Duration
9'
Premiere year
2026
Instrumentation
Flute, Oboe (doubling English Horn), Clarinet (doubling Bass Clarinet and Clarinet in A), Bassoon, and Horn in F
Program notes
Anemeos Arcturus was written for the similarly named Arcturus Winds, a constituent ensemble in the Portland-based chamber music collective 45th Parallel Universe. This 8-minute work for wind quintet brings together many disparate influences. The outer sections are a strange variety of chaccone, where turning and cascading lines in the upper winds are undergirded by an other-worldly ground bass, hidden lumbering lines in the bassoon and horn. After an early climax dissipates, the next music we hear blends (mostly accidental) quotations from “Saturn” from Holst’s The Planets, the concluding number of Mozart’s Marriage of Figaro, and harmonies vaguely reminiscent of Arvo Pärt’s Fratres. A trio of Oboe, Horn, and Bassoon spins out the primary material in this strange mixture, as I do my best to channel what Brahms could do best: give these most lyrical of wind instruments signing lines in the meat of their best registers. As this section winds up, the flute and oboe ratchet up the tension by propelling the ensemble through a metric modulation.
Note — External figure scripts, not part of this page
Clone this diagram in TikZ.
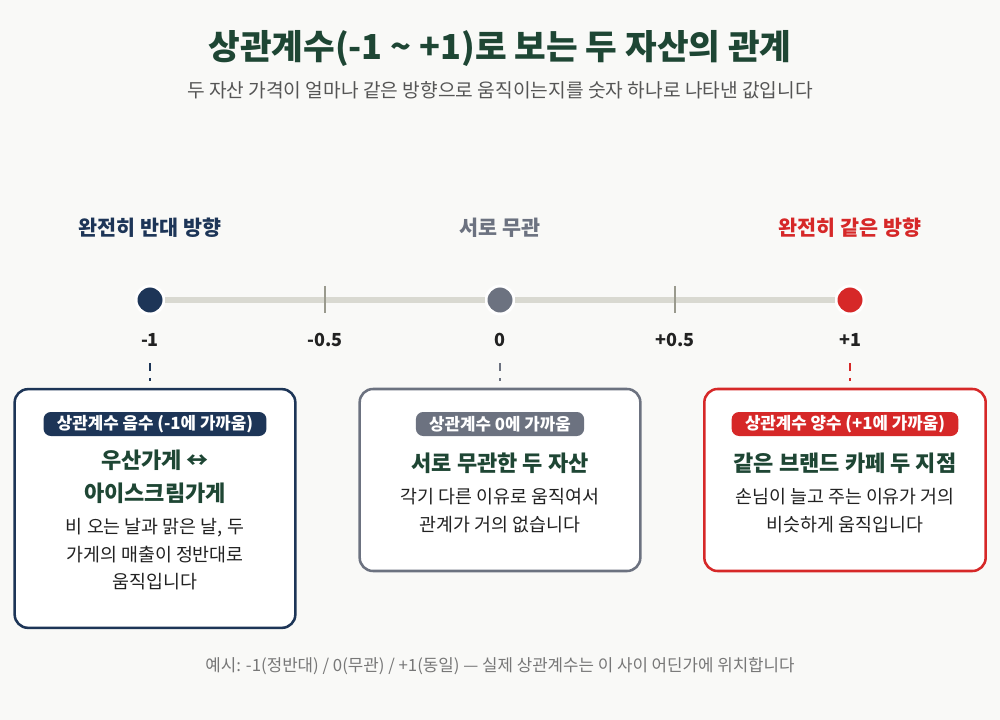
\documentclass[tikz,border=0pt]{standalone}
\usepackage{fontspec}
\setmainfont{Noto Sans CJK KR}
\usetikzlibrary{positioning}

\definecolor{pagebg}{HTML}{F9F9F7}
\definecolor{titlegreen}{HTML}{1E4634}
\definecolor{navy}{HTML}{1D3557}
\definecolor{slate}{HTML}{6C7280}
\definecolor{crimson}{HTML}{D62828}
\definecolor{axisgray}{HTML}{D9D9D1}
\definecolor{tickgray}{HTML}{9A9A8E}
\definecolor{bodytext}{HTML}{222222}
\definecolor{subgray}{HTML}{555555}
\definecolor{footgray}{HTML}{777777}

\tikzset{
  sidelabel/.style={font=\fontsize{15.5}{18}\selectfont\bfseries},
  dot/.style={circle, draw=white, line width=2.2pt, minimum size=21pt, inner sep=0pt},
  ticklabel/.style={font=\fontsize{13.5}{16}\selectfont\bfseries, text=bodytext},
  tickmark/.style={tickgray, line width=1.6pt},
  card/.style={draw, fill=white, rounded corners=10pt, line width=1.9pt},
  pill/.style={rounded corners=5.5pt, minimum height=18pt, inner xsep=10pt, inner ysep=0pt,
    text=white, font=\fontsize{12.6}{13}\selectfont\bfseries},
  cardhead/.style={align=center, text=titlegreen, font=\fontsize{16.5}{24.5}\selectfont\bfseries},
  cardbody/.style={align=center, text=bodytext, font=\fontsize{13.8}{20.6}\selectfont},
  leader/.style={line width=1.5pt, dash pattern=on 6pt off 5pt, shorten <=9pt, shorten >=5pt}
}

\begin{document}
\begin{tikzpicture}[x=0.75pt,y=-0.75pt]
\fill[pagebg] (0,0) rectangle (1000,720);

% heading
\node[font=\fontsize{25.8}{30}\selectfont\bfseries, text=titlegreen] (title) at (500,48)
  {상관계수(-1 \textasciitilde{} +1)로 보는 두 자산의 관계};
\node[font=\fontsize{14.4}{17}\selectfont, text=subgray] (subtitle) at (500,90)
  {두 자산 가격이 얼마나 같은 방향으로 움직이는지를 숫자 하나로 나타낸 값입니다};

% ends of the scale
\node[sidelabel, text=navy] (oppos) at (150,228) {완전히 반대 방향};
\node[sidelabel, text=slate] (indep) at (500,228) {서로 무관};
\node[sidelabel, text=crimson] (same) at (850,228) {완전히 같은 방향};

% scale
\node[dot, fill=navy] (dotN) at (150,300) {};
\node[dot, fill=slate] (dotZ) at (500,300) {};
\node[dot, fill=crimson] (dotP) at (850,300) {};
\draw[axisgray, line width=4.5pt] (dotN) -- (dotZ);
\draw[axisgray, line width=4.5pt] (dotZ) -- (dotP);
\draw[tickmark] (325,286) -- (325,313);
\draw[tickmark] (675,286) -- (675,313);

\node[ticklabel] (tN) at (150,340) {-1};
\node[ticklabel] (tNh) at (325,340) {-0.5};
\node[ticklabel] (tZ) at (500,340) {0};
\node[ticklabel] (tPh) at (675,340) {+0.5};
\node[ticklabel] (tP) at (850,340) {+1};

% cards
\node[card, draw=navy, minimum width=210.5pt, minimum height=179pt] (cardN) at (155,508.5) {};
\node[card, draw=slate, minimum width=210.5pt, minimum height=136.5pt] (cardZ) at (500,480) {};
\node[card, draw=crimson, minimum width=211pt, minimum height=136.5pt] (cardP) at (845,480) {};

\draw[leader, navy] (tN.south) -- (tN.south |- cardN.north);
\draw[leader, slate] (tZ.south) -- (tZ.south |- cardZ.north);
\draw[leader, crimson] (tP.south) -- (tP.south |- cardP.north);

\node[pill, fill=navy] (pillN) at (155,424) {상관계수 음수 (-1에 가까움)};
\node[cardhead] (headN) at (155,476.5) {우산가게 ↔\\아이스크림가게};
\node[cardbody] (bodyN) at (155,554.5) {비 오는 날과 맑은 날, 두\\가게의 매출이 정반대로\\움직입니다};

\node[pill, fill=slate] (pillZ) at (500,424) {상관계수 0에 가까움};
\node[cardhead] (headZ) at (500,463) {서로 무관한 두 자산};
\node[cardbody] (bodyZ) at (500,510.5) {각기 다른 이유로 움직여서\\관계가 거의 없습니다};

\node[pill, fill=crimson] (pillP) at (845,424) {상관계수 양수 (+1에 가까움)};
\node[cardhead] (headP) at (845,463) {같은 브랜드 카페 두 지점};
\node[cardbody] (bodyP) at (845,510.5) {손님이 늘고 주는 이유가 거의\\비슷하게 움직입니다};

% footnote
\node[font=\fontsize{12.6}{14}\selectfont, text=footgray] (foot) at (500,666)
  {예시: -1(정반대) / 0(무관) / +1(동일) — 실제 상관계수는 이 사이 어딘가에 위치합니다};
\end{tikzpicture}
\end{document}
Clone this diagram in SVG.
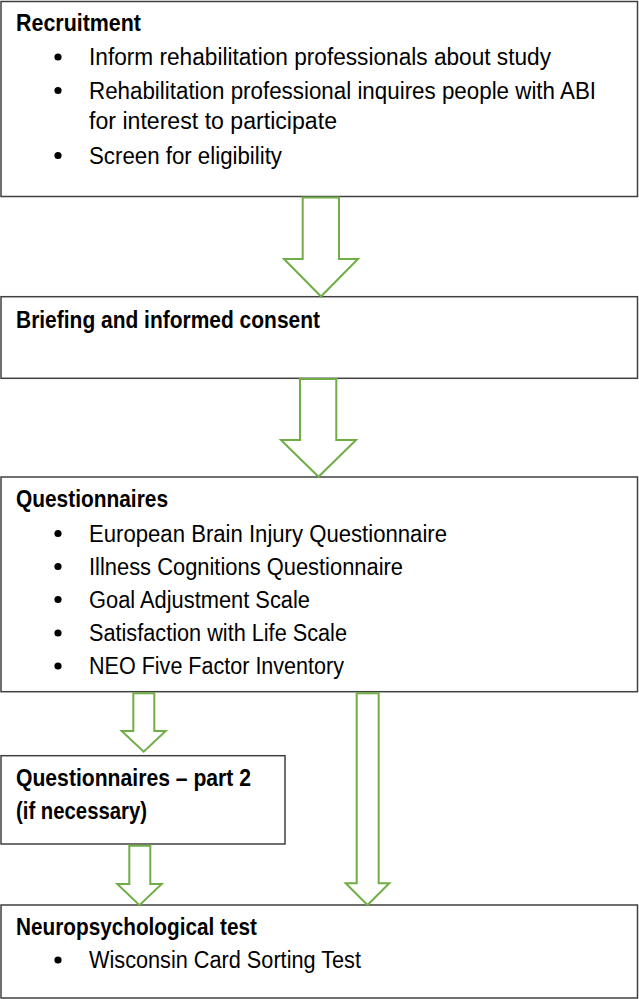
<svg xmlns="http://www.w3.org/2000/svg" width="639" height="999" viewBox="0 0 639 999">
<style>
.box{fill:#fff;stroke:#404040;stroke-width:1.5}
.arr{fill:#fff;stroke:#70ad47;stroke-width:2;stroke-linejoin:miter}
.h{font-family:"Liberation Sans",Arial,sans-serif;font-weight:bold;font-size:23.5px;fill:#000}
.t{font-family:"Liberation Sans",Arial,sans-serif;font-size:23.5px;fill:#000}
.b{fill:#000}
</style>
<rect x="0" y="0" width="639" height="999" fill="#fff"/>
<g id="recruitment">
<rect class="box" x="1" y="1.5" width="636.5" height="195"/>
<text class="h" x="16" y="31" textLength="125" lengthAdjust="spacingAndGlyphs">Recruitment</text>
<circle class="b" cx="58" cy="57" r="3.6"/>
<text class="t" x="89" y="65" textLength="462" lengthAdjust="spacingAndGlyphs">Inform rehabilitation professionals about study</text>
<circle class="b" cx="58" cy="90.5" r="3.6"/>
<text class="t" x="89" y="98.5" textLength="507" lengthAdjust="spacingAndGlyphs">Rehabilitation professional inquires people with ABI</text>
<text class="t" x="89" y="129" textLength="248" lengthAdjust="spacingAndGlyphs">for interest to participate</text>
<circle class="b" cx="58" cy="155.5" r="3.6"/>
<text class="t" x="89" y="163.5" textLength="193" lengthAdjust="spacingAndGlyphs">Screen for eligibility</text>
</g>
<g id="briefing">
<rect class="box" x="1" y="296.7" width="636.5" height="81.6"/>
<text class="h" x="16" y="328.3" textLength="304" lengthAdjust="spacingAndGlyphs">Briefing and informed consent</text>
</g>
<g id="questionnaires">
<rect class="box" x="1" y="477" width="636.5" height="214.7"/>
<text class="h" x="16" y="507" textLength="152" lengthAdjust="spacingAndGlyphs">Questionnaires</text>
<circle class="b" cx="58" cy="533.5" r="3.6"/>
<text class="t" x="89" y="541.7" textLength="358" lengthAdjust="spacingAndGlyphs">European Brain Injury Questionnaire</text>
<circle class="b" cx="58" cy="566.5" r="3.6"/>
<text class="t" x="89" y="574.5" textLength="314" lengthAdjust="spacingAndGlyphs">Illness Cognitions Questionnaire</text>
<circle class="b" cx="58" cy="599.5" r="3.6"/>
<text class="t" x="89" y="607.5" textLength="221" lengthAdjust="spacingAndGlyphs">Goal Adjustment Scale</text>
<circle class="b" cx="58" cy="633" r="3.6"/>
<text class="t" x="89" y="641" textLength="258" lengthAdjust="spacingAndGlyphs">Satisfaction with Life Scale</text>
<circle class="b" cx="58" cy="666" r="3.6"/>
<text class="t" x="89" y="674" textLength="255" lengthAdjust="spacingAndGlyphs">NEO Five Factor Inventory</text>
</g>
<g id="questionnaires2">
<rect class="box" x="1" y="755.7" width="284" height="88.3"/>
<text class="h" x="16" y="785.7" textLength="235" lengthAdjust="spacingAndGlyphs">Questionnaires – part 2</text>
<text class="h" x="16" y="818.5" textLength="131" lengthAdjust="spacingAndGlyphs">(if necessary)</text>
</g>
<g id="neuro">
<rect class="box" x="1" y="905" width="636.5" height="93"/>
<text class="h" x="16" y="935" textLength="241" lengthAdjust="spacingAndGlyphs">Neuropsychological test</text>
<circle class="b" cx="58" cy="960" r="3.6"/>
<text class="t" x="89" y="968" textLength="272" lengthAdjust="spacingAndGlyphs">Wisconsin Card Sorting Test</text>
</g>
<g id="connectors">
<polygon class="arr" points="302.7,197.5 339,197.5 339,259 358,259 321,296.5 284,259 302.7,259"/>
<polygon class="arr" points="300,379 336.3,379 336.3,440 356,440 318.5,476.8 281,440 300,440"/>
<polygon class="arr" points="133.3,693.3 154.3,693.3 154.3,731 165.7,731 143.7,751.7 121.7,731 133.3,731"/>
<polygon class="arr" points="129.3,845.7 150.3,845.7 150.3,884 161.7,884 139.5,905.2 117.3,884 129.3,884"/>
<polygon class="arr" points="356.7,693.3 378.7,693.3 378.7,883.3 389.3,883.3 367.5,905 345.7,883.3 356.7,883.3"/>
</g>
</svg>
The music shifts to a lilting but grand 9/8, and I attempt to squeeze a full-orchestra sound out of the quintet. A rising figure in the bass clarinet, horn, and bassoon forcefully enters the scene, like as I try to condense the opening of Wagner’s Das Rheingold and the closing of Adams’ Harmonielehre into three instruments. The flute and oboe lose their marbles and spin out into a broken world of drunken arpeggios and stuttering repeating tones. Finally our original chaconne material breaks through, albeit in a much more grand and self-confident iteration. Now in a key area of four sharps, and adorned with an english horn solo, the final minutes of the work are haunted by apparitions from the 2nd movement of Ravel’s Concerto in G.